You might be a birder if you've got better things to do than attend your birthday party.

Saturday, January 8, 2011

new birds #115-116

BEAUTIFUL snow falling this morning when I woke up. Sigh.

Today was not really meant to be a birding day, but I wanted to stop at the Hilda feeders before heading out to ski this afternoon. It's a great spot for winter birding. There was a raven perched in a tree closeby, puffing itself up once in a while and making this call that is so hard to a gurgly bell...does that even make sense? Cornell has a very interesting assortment of Raven calls on its website. I wanted to video it, but flew out of sight before I got the chance. HUGE bird. Anyway, it was nice because it's a counter for me! (which I differentiate from lifer, since I only "count" if I've got a picture!). Oh yeah, and I'll spare you from the Poe references.

#115: Common Raven; Hilda Road, Ottawa; January 8, 2011
There were some redpolls at the feeders so I was finally able to get somewhat close. Didn't see the hoary that was reported though.

#116: Common redpoll, female(right); Hilda Road, Ottawa; January 8, 2011 (hanging out with an AT sparrow)
There were lots of cardinals too. Is it just me or do they get more red in winter? Their colour was just POPPING against the white. It was so beautiful to see!
nice haircut!

All in all, seen today: mourning doves, northern cardinals, common raven, black-capped chickadees, american tree sparrows, hairy woodpeckers, white-breasted nuthatch, american goldfinch, and a northern shrike at carling/rifle.

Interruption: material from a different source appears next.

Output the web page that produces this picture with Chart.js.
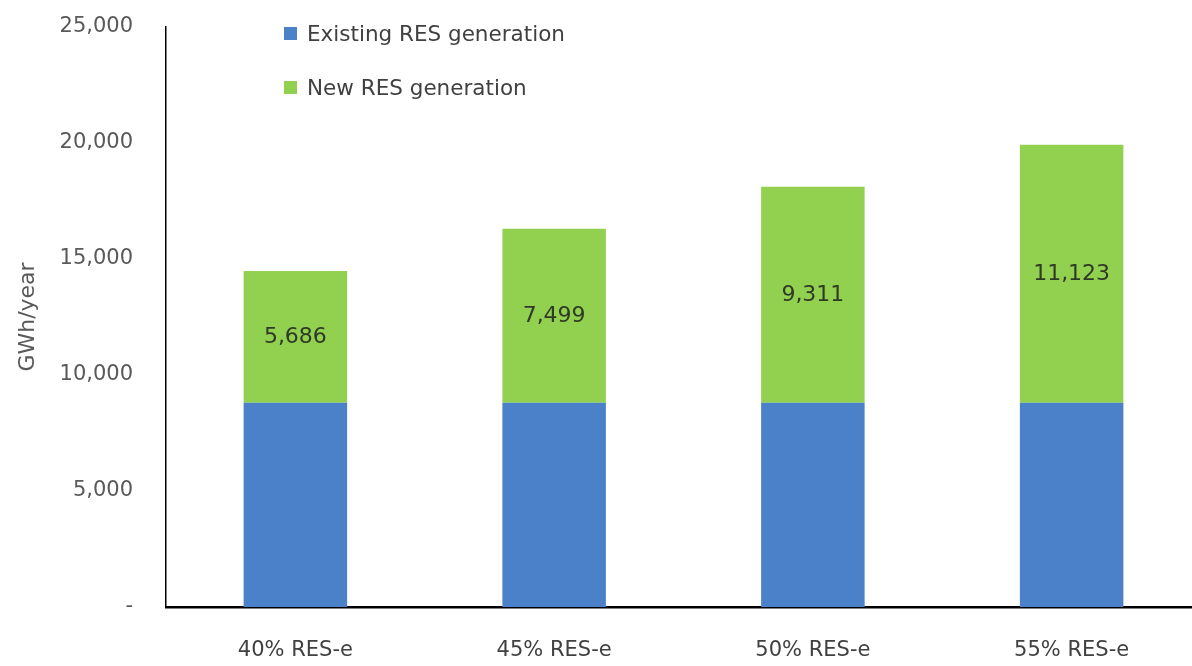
<!DOCTYPE html>
<html>
<head>
<meta charset="utf-8">
<script src="https://cdn.jsdelivr.net/npm/chart.js@4/dist/chart.umd.min.js"></script>
<style>
  html, body { margin: 0; padding: 0; background: #fff; overflow: hidden; }
  .wrap { position: relative; width: 1202px; height: 666px; }
  .legend { position: absolute; left: 284px; top: 18px; font-family: "DejaVu Sans", sans-serif; font-size: 21.5px; color: #404040; }
  .legend div { display: flex; align-items: center; height: 30px; margin-bottom: 24px; }
  .legend span { display: inline-block; width: 13px; height: 13px; margin-right: 10px; }
</style>
</head>
<body>
<div class="wrap">
  <canvas id="resChart" width="1202" height="666"></canvas>
  <div class="legend" id="legend"></div>
</div>
<script>
const categories = ["40% RES-e", "45% RES-e", "50% RES-e", "55% RES-e"];
const existingRes = [8800, 8800, 8800, 8800];
const newRes = [5686, 7499, 9311, 11123];
const yTicks = [0, 5000, 10000, 15000, 20000, 25000];

const blue = "#4a81c9";
const green = "#92d050";
const font = "'DejaVu Sans', sans-serif";

const legend = document.getElementById("legend");
[["Existing RES generation", blue], ["New RES generation", green]].forEach(([text, color]) => {
  const row = document.createElement("div");
  row.innerHTML = `<span style="background:${color}"></span>${text}`;
  legend.appendChild(row);
});

// value labels in the middle of the green segments
const segmentLabels = {
  id: "segmentLabels",
  afterDatasetsDraw(chart) {
    const { ctx } = chart;
    const meta = chart.getDatasetMeta(1);
    ctx.save();
    ctx.font = "22px " + font;
    ctx.fillStyle = "#2e3a26";
    ctx.textAlign = "center";
    ctx.textBaseline = "middle";
    meta.data.forEach((bar, i) => {
      const mid = (bar.y + bar.base) / 2;
      ctx.fillText(newRes[i].toLocaleString("en-US"), bar.x, mid);
    });
    ctx.restore();
  },
};

const ctx = document.getElementById("resChart");

new Chart(ctx, {
  type: "bar",
  data: {
    labels: categories,
    datasets: [
      { label: "Existing RES generation", data: existingRes, backgroundColor: blue },
      { label: "New RES generation", data: newRes, backgroundColor: green },
    ],
  },
  options: {
    responsive: false,
    animation: false,
    layout: { padding: { top: 27, right: 1, left: 0, bottom: 0 } },
    barPercentage: 0.4,
    categoryPercentage: 1,
    plugins: {
      legend: { display: false },
      tooltip: { enabled: false },
    },
    scales: {
      x: {
        stacked: true,
        grid: { display: false, drawTicks: false },
        border: { color: "#000", width: 2.5 },
        ticks: {
          color: "#404040",
          padding: 31,
          font: { family: font, size: 21 },
        },
        afterFit(scale) {
          scale.height = 59;
          scale.paddingLeft = 0;
          scale.paddingRight = 0;
        },
      },
      y: {
        stacked: true,
        min: 0,
        max: 25000,
        grid: { display: false, drawTicks: false },
        border: { color: "#000", width: 1.5 },
        afterBuildTicks(scale) { scale.ticks = yTicks.map((v) => ({ value: v })); },
        afterFit(scale) {
          scale.width = 166;
          scale.paddingTop = 0;
          scale.paddingBottom = 0;
        },
        ticks: {
          color: "#595959",
          padding: 33,
          font: { family: font, size: 21 },
          callback: (v) => (v === 0 ? "-" : v.toLocaleString("en-US")),
        },
        title: {
          display: true,
          text: "GWh/year",
          color: "#595959",
          padding: { top: 15, bottom: 0 },
          font: { family: font, size: 22 },
        },
      },
    },
  },
  plugins: [segmentLabels],
});
</script>
</body>
</html>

So we're there and then I just look over and there's a doe staring right at, "did you bring carrots or what?" it sort of snuck away, but came back with a friend. next time I go, I'll be better prepared. But Matt got this AMAZING shot while he was hogging my camera (credit comes at a price Matt!).

other wildlife seen today: a cute red squirrel and a porcupine.

didn't end up skiing!

So I started to wonder to myself if there was some birding software out there that could make keeping track of things easier. I'm sort of been using the pen and paper technology up until now. So I just did a quick google search and found this: I'm sure there is more out there, so I'm going to research into this. Does anybody use any software and which one? Free is always good....

I haven't really made any birding resolutions but there are a few birds that I would like to see this year that shouldn't be hard. Bohemian waxwings, saw-whet owl, green heron, common moorhen to name a few...

i'm designing birding tshirts for the next spring birding season. nerd city over here!